* [TASK STATEMENT]: Find how many lines of the listing include the string "this", and report only that figure.

* [DATA FOR PROCESSING]:
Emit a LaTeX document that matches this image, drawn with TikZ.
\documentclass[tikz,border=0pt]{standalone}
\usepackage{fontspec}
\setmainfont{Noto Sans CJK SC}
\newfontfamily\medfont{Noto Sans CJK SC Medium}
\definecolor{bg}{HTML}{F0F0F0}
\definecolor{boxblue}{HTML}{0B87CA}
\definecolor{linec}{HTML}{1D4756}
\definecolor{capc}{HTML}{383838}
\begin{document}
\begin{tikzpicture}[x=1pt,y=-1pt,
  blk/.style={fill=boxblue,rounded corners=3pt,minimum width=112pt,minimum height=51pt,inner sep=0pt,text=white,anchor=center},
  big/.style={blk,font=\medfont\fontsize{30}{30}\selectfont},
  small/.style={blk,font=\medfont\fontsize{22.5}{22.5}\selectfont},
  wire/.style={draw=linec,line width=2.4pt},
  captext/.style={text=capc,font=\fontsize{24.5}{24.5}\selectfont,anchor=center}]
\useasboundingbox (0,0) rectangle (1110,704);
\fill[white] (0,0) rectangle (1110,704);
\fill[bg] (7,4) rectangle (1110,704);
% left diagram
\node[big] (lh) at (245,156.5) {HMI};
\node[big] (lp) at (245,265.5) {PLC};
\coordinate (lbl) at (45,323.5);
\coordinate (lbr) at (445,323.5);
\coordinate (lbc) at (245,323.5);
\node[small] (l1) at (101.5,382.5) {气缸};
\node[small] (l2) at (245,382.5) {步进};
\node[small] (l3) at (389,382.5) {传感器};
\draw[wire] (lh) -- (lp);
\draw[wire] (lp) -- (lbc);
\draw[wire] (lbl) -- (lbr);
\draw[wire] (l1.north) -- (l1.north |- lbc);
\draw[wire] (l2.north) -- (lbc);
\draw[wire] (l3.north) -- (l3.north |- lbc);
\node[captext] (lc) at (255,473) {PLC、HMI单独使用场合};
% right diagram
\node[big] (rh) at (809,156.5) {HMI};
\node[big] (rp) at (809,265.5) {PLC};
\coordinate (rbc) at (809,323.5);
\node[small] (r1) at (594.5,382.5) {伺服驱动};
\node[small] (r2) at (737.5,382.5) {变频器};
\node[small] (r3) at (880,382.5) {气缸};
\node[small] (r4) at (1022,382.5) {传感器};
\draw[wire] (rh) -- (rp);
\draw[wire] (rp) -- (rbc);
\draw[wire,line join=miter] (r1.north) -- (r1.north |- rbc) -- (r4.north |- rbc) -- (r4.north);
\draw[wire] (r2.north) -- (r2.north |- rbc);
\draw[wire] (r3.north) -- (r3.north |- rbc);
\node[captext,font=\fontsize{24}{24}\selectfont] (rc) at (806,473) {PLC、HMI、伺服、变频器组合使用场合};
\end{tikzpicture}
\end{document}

==

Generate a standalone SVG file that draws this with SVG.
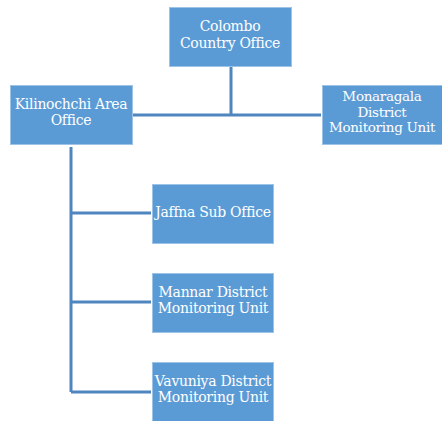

* [RESPONSE BELOW]: 2